Some people have fainted during the scene; others have carried it in their heads for days afterward. So be forewarned: The sound of a guy breaking his own bones to hack at his arm can linger.

That said, "127 Hours" is, for the most part, a celebration of the human spirit, that spirit in this case belonging to one Aron Ralston (actor James Franco, sure to win a best actor Oscar nomination).

Ralston is a real-life outdoors type who loves to bike and hike in remote mountainous terrain. "127 Hours" tells the story of one such adventure that went terribly wrong.

He never told anyone where he was going. He couldn't find his knife, so he set out with only a multi-use tool with a dull blade. And he ended up acting as his own ER doctor.

At first Ralston is having a blast. He runs into two comely female hikers (Amber Tamblyn and Kate Mara) and leads them to an exotic underground pond and great fun is had. Boyle lets you see why Ralston adores nature.

But then Ralston heads off on his own and while crossing a crevice a rock slips; he falls down, and at the end he is trapped in a long, thin cavern, his right arm pinned hopelessly beneath a boulder.

Cool-headed, Ralston lays out his resources and plots to survive.

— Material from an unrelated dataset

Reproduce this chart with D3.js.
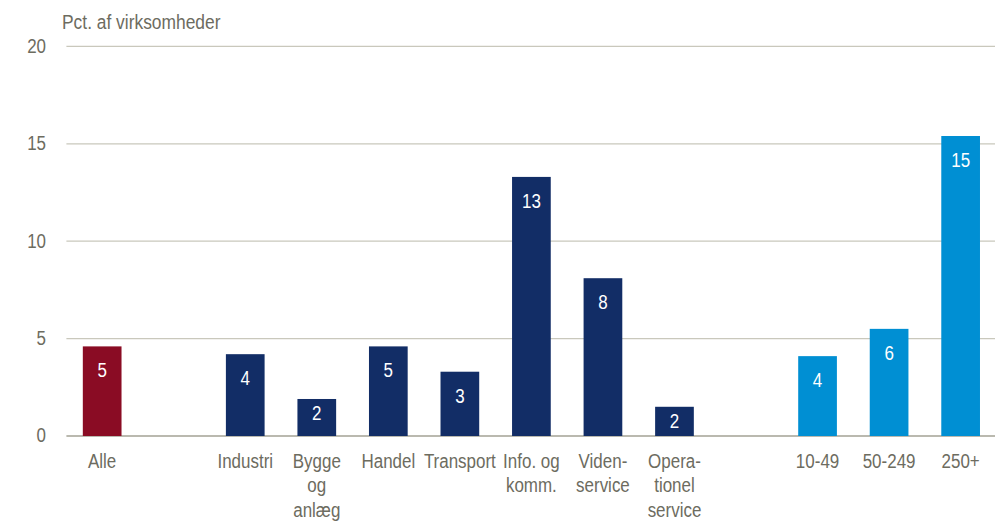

But no matter what, he's trapped by a crushed arm in a hole in the middle of nowhere.

This obviously has the potential to become dramatically stagnant, but Boyle and Franco manage to make it entertaining. With his eternal likability and big goof attitude, Franco keeps Ralston appealing at all times, and Boyle and co-writer Simon Beaufoy offer diversions in the forms of small battles, video camera hijinks and flashbacks.

Just as things threaten to become just a bit too hallucinatory, Ralston realizes what he must do.

"127 Hours" has little on its mind beyond standing as testament to the will to survive. This is a case of man against nature, and as always, nature wins easily.

But Franco embodies that survival instinct with such mellow-dude cool, and Boyle celebrates it with such flash-dash cinematic spirit, that such a brave primal instinct suddenly seems still possible in our spoiled modern times.

"127 Hours" seems to believe that beneath it all, we remain strong. There's great optimism in this tragedy, and somehow great hope.